Roma también tiene un aire de Fellini por su evidente homenaje en la escena del túnel cuando Cleo está en labor de parto, escena espejo del inicio del sueño-pesadilla de 8 y medio. También de Truffaut, cineasta de la Nouvelle Vague, cada vez que la cámara recorre las calles de México al ritmo de los pasos de Cleo como Antoine Doinel en Los 400 Golpes, y la fascinación de ambos por el mar como un gran encuentro. Pero Roma es mucho más que todas las referencias que pueda hallar un cinéfilo, o la excelentísima composición de sus planos o el cuidado con que la luz dibuja cada imagen. Roma es una transición y un recordatorio: una transición al cine en nuevos formatos y formas de producción, y un recordatorio de lo que logra una cámara al darle voz a una situación ignorada.

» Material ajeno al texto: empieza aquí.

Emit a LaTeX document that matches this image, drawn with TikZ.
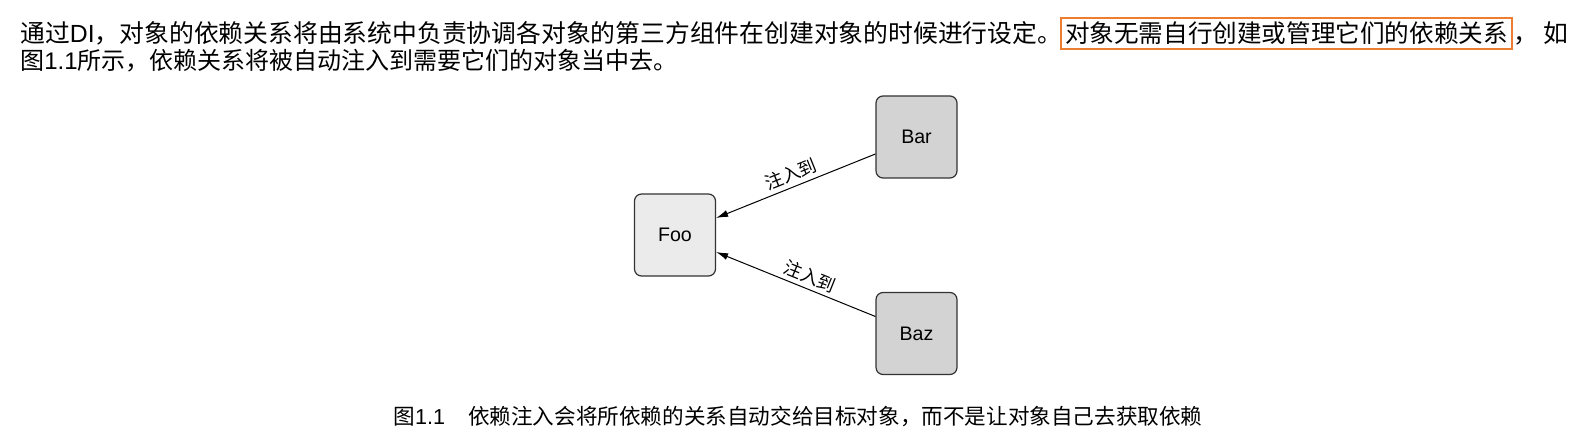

No creo en la idea del arte por el arte, en una obra pura concebida lejos de lo que pasa en el mundo. El cine como todo está atravesado por el contexto, por la historia de sus creadores, por las relaciones de poder de nuestra sociedad y es eso lo que tanto me gusta de Roma. Es una película que abraza todos estos elementos y construye desde ellos: un estado violento que asesina estudiantes, una sociedad racista y clasista que menosprecia el trabajo doméstico y de cuidado, una realidad machista que exonera a los hombres de consecuencias y responsabilidades. Esta es una obra cinematográfica cargada de magia, hermosa hasta en sus detalles más desgarradores, construida narrativamente de forma en que la anticipación con la que podemos adivinar el desenlace alarga nuestro sufrimiento como espectadores y amplifica nuestra empatía. Podemos preguntarnos:
¿Por qué es tan molesto para algunos ver a Yalitza Aparicio en la portada de Vogue? ¿Por qué es tan raro que la protagonista sea una empleada doméstica con una vida de empleada doméstica sin otros giros espectaculares? ¿Por qué esta montaña rusa de emociones nos deja al final en la misma terraza en la que empezamos con nada más que un destello de esperanza? ¿Para qué pasar por tanto y al final sentir que no ha cambiado casi nada?
Estamos frente a una película que cuenta las contradicciones perversas, como lo ha dicho su director, de las relaciones de las altas clases con la clase trabajadora. Es un mea culpa con el que el mundo puede identificarse y reflexionar, y esa oportunidad de cuestionarse es razón suficiente para verla.